* **Directive**
Copy every record exactly, and keep the pictures out.
--- Start of Supplied records ---
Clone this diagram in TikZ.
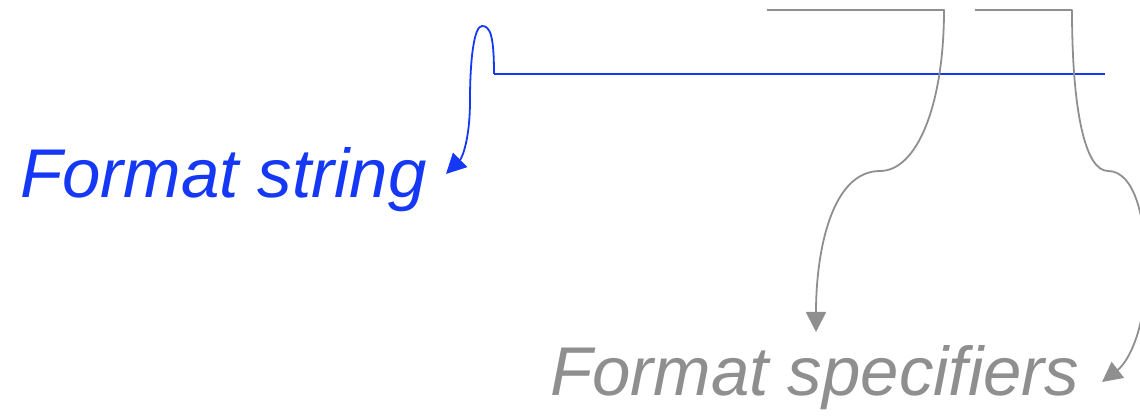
\documentclass[tikz,border=0pt]{standalone}
\usepackage{fontspec}
\setmainfont{Liberation Sans}
\usetikzlibrary{arrows.meta}
\definecolor{fblue}{RGB}{20,56,245}
\definecolor{fgray}{RGB}{143,143,143}
\tikzset{
  lbl/.style={font=\fontsize{69}{80}\selectfont\itshape, inner sep=0pt, anchor=base west},
  conn/.style={line width=1.8pt, -{Triangle[length=20pt,width=20pt]}},
  bar/.style={line width=1.8pt},
}
\begin{document}
\begin{tikzpicture}[x=1pt,y=-1pt]
\clip (0,0) rectangle (1140,419);
\node[lbl, text=fblue] (fs) at (20,198) {Format string};
\node[lbl, text=fgray] (fsp) at (550,395) {Format specifiers};
% blue
\coordinate (b0) at (494,74);
\coordinate (b1) at (1105,74);
\coordinate (bt) at (446,174);
\draw[bar, fblue] (b0) -- (b1);
\draw[conn, fblue] (b0) .. controls (494,35) and (490,26) .. (482,26)
  .. controls (474,26) and (470,60) .. (470,100)
  .. controls (470,140) and (462,158) .. (bt);
% gray 1
\coordinate (g1a) at (767,10);
\coordinate (g1b) at (944,10);
\coordinate (g1t) at (816,332);
\draw[conn, fgray, line join=round] (g1a) -- (g1b) .. controls (944,105) and (917,171) .. (880,171)
  .. controls (832,171) and (816,250) .. (g1t);
% gray 2
\coordinate (g2a) at (975,10);
\coordinate (g2b) at (1072,10);
\coordinate (g2t) at (1102,382);
\draw[conn, fgray, line join=round] (g2a) -- (g2b) .. controls (1072,110) and (1085,171) .. (1108,171)
  .. controls (1135,171) and (1146,220) .. (1146,270)
  .. controls (1146,330) and (1128,362) .. (g2t);
\end{tikzpicture}
\end{document}
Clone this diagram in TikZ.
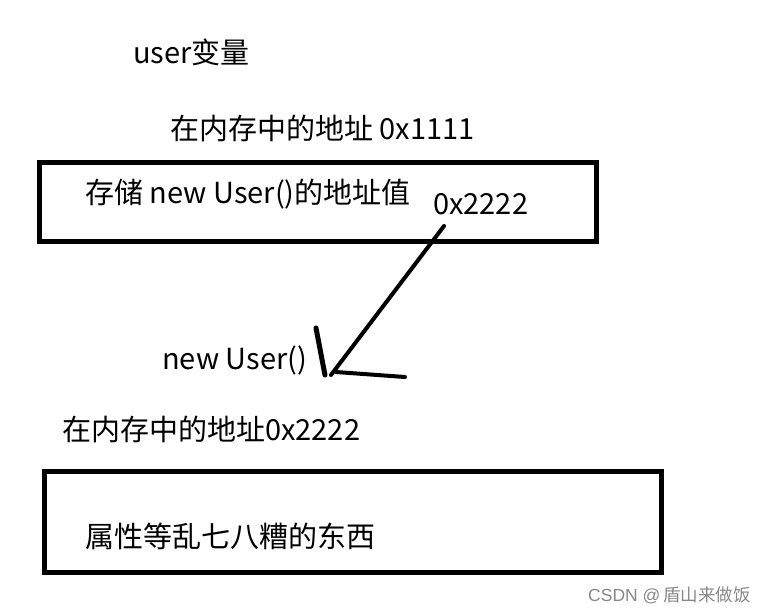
\documentclass[tikz,border=0pt]{standalone}
\usepackage{fontspec}
\newfontfamily\cjk{Noto Sans CJK SC}
\newfontfamily\latin{Liberation Sans}
\usepackage{tikz}
\usetikzlibrary{shapes,arrows}
\definecolor{markgray}{RGB}{135,135,135}
\tikzstyle{txt} = [inner sep=0pt, anchor=west,
	font=\cjk\fontsize{29}{35}\selectfont]
\tikzstyle{memory} = [rectangle, draw, line width=5pt, inner sep=0pt]
\tikzstyle{line} = [draw, line width=4pt, line cap=round]
\tikzstyle{watermark} = [inner sep=0pt, anchor=west, text=markgray,
	font=\cjk\fontsize{17.5}{21}\selectfont]

\begin{document}
\begin{tikzpicture}[x=1pt, y=-1pt]
	\useasboundingbox (0,0) rectangle (774,614);

	% Place nodes
	\node [txt] (var) at (133,52) {user变量};
	\node [txt] (varaddr) at (170,128) {在内存中的地址 0x1111};
	\node [memory, minimum width=557pt, minimum height=79pt] (varcell) at (317.5,202) {};
	\node [txt] (varval) at (85,194) {存储 new User()的地址值};
	\node [txt] (ptr) at (433,204) {0x2222};
	\node [txt] (obj) at (162,360) {new User()};
	\node [txt] (objaddr) at (62,429) {在内存中的地址0x2222};
	\node [memory, minimum width=617pt, minimum height=101.5pt] (objcell) at (353,521.75) {};
	\node [txt] (objval) at (85,536) {属性等乱七八糟的东西};
	\node [watermark] (mark) at (588,595) {{\latin CSDN @}\,盾山来做饭};

	% Draw edges (hand drawn pointer)
	\coordinate (tail) at (444,226);
	\coordinate (tip) at (331,375);
	\coordinate (headl) at (316,328);
	\coordinate (headlend) at (325,375);
	\coordinate (headr) at (336,372);
	\coordinate (headrend) at (405,377);
	\path [line] (tail) -- (tip);
	\path [line, line width=5pt] (headl) -- (headlend);
	\path [line] (headr) -- (headrend);
\end{tikzpicture}
\end{document}
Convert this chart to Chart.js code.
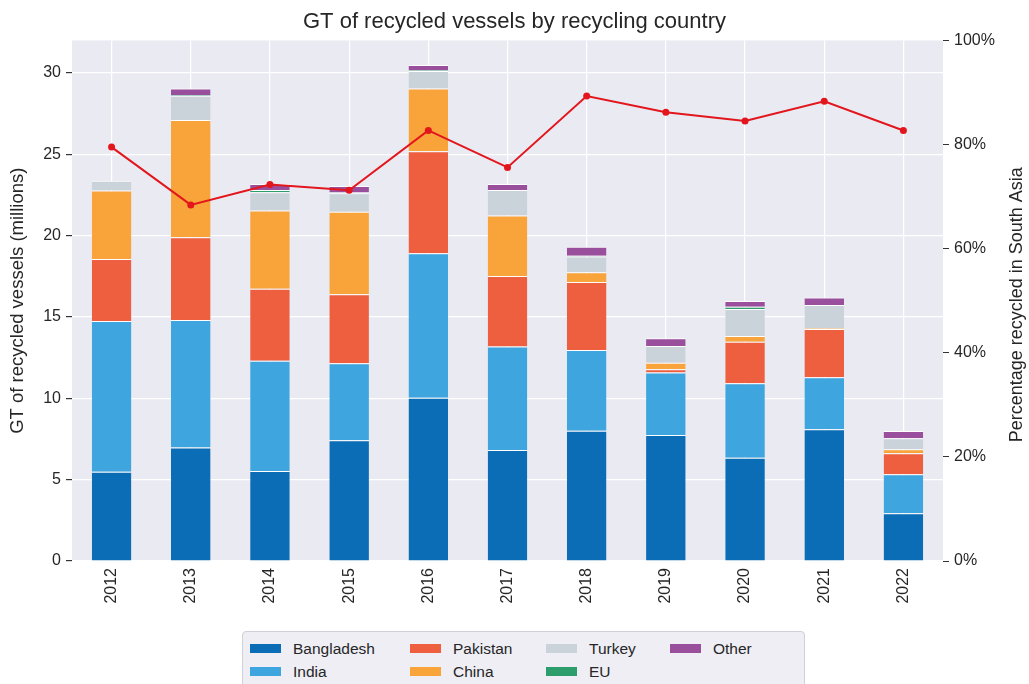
--- End of Supplied records ---
* **Worked answer**
Clone this diagram in TikZ.
\documentclass[tikz,border=0pt]{standalone}
\usepackage{fontspec}
\setmainfont{Liberation Sans}
\usetikzlibrary{arrows.meta}
\definecolor{fblue}{RGB}{20,56,245}
\definecolor{fgray}{RGB}{143,143,143}
\tikzset{
  lbl/.style={font=\fontsize{69}{80}\selectfont\itshape, inner sep=0pt, anchor=base west},
  conn/.style={line width=1.8pt, -{Triangle[length=20pt,width=20pt]}},
  bar/.style={line width=1.8pt},
}
\begin{document}
\begin{tikzpicture}[x=1pt,y=-1pt]
\clip (0,0) rectangle (1140,419);
\node[lbl, text=fblue] (fs) at (20,198) {Format string};
\node[lbl, text=fgray] (fsp) at (550,395) {Format specifiers};
% blue
\coordinate (b0) at (494,74);
\coordinate (b1) at (1105,74);
\coordinate (bt) at (446,174);
\draw[bar, fblue] (b0) -- (b1);
\draw[conn, fblue] (b0) .. controls (494,35) and (490,26) .. (482,26)
  .. controls (474,26) and (470,60) .. (470,100)
  .. controls (470,140) and (462,158) .. (bt);
% gray 1
\coordinate (g1a) at (767,10);
\coordinate (g1b) at (944,10);
\coordinate (g1t) at (816,332);
\draw[conn, fgray, line join=round] (g1a) -- (g1b) .. controls (944,105) and (917,171) .. (880,171)
  .. controls (832,171) and (816,250) .. (g1t);
% gray 2
\coordinate (g2a) at (975,10);
\coordinate (g2b) at (1072,10);
\coordinate (g2t) at (1102,382);
\draw[conn, fgray, line join=round] (g2a) -- (g2b) .. controls (1072,110) and (1085,171) .. (1108,171)
  .. controls (1135,171) and (1146,220) .. (1146,270)
  .. controls (1146,330) and (1128,362) .. (g2t);
\end{tikzpicture}
\end{document}
Clone this diagram in TikZ.
\documentclass[tikz,border=0pt]{standalone}
\usepackage{fontspec}
\newfontfamily\cjk{Noto Sans CJK SC}
\newfontfamily\latin{Liberation Sans}
\usepackage{tikz}
\usetikzlibrary{shapes,arrows}
\definecolor{markgray}{RGB}{135,135,135}
\tikzstyle{txt} = [inner sep=0pt, anchor=west,
	font=\cjk\fontsize{29}{35}\selectfont]
\tikzstyle{memory} = [rectangle, draw, line width=5pt, inner sep=0pt]
\tikzstyle{line} = [draw, line width=4pt, line cap=round]
\tikzstyle{watermark} = [inner sep=0pt, anchor=west, text=markgray,
	font=\cjk\fontsize{17.5}{21}\selectfont]

\begin{document}
\begin{tikzpicture}[x=1pt, y=-1pt]
	\useasboundingbox (0,0) rectangle (774,614);

	% Place nodes
	\node [txt] (var) at (133,52) {user变量};
	\node [txt] (varaddr) at (170,128) {在内存中的地址 0x1111};
	\node [memory, minimum width=557pt, minimum height=79pt] (varcell) at (317.5,202) {};
	\node [txt] (varval) at (85,194) {存储 new User()的地址值};
	\node [txt] (ptr) at (433,204) {0x2222};
	\node [txt] (obj) at (162,360) {new User()};
	\node [txt] (objaddr) at (62,429) {在内存中的地址0x2222};
	\node [memory, minimum width=617pt, minimum height=101.5pt] (objcell) at (353,521.75) {};
	\node [txt] (objval) at (85,536) {属性等乱七八糟的东西};
	\node [watermark] (mark) at (588,595) {{\latin CSDN @}\,盾山来做饭};

	% Draw edges (hand drawn pointer)
	\coordinate (tail) at (444,226);
	\coordinate (tip) at (331,375);
	\coordinate (headl) at (316,328);
	\coordinate (headlend) at (325,375);
	\coordinate (headr) at (336,372);
	\coordinate (headrend) at (405,377);
	\path [line] (tail) -- (tip);
	\path [line, line width=5pt] (headl) -- (headlend);
	\path [line] (headr) -- (headrend);
\end{tikzpicture}
\end{document}
Convert this chart to Chart.js code.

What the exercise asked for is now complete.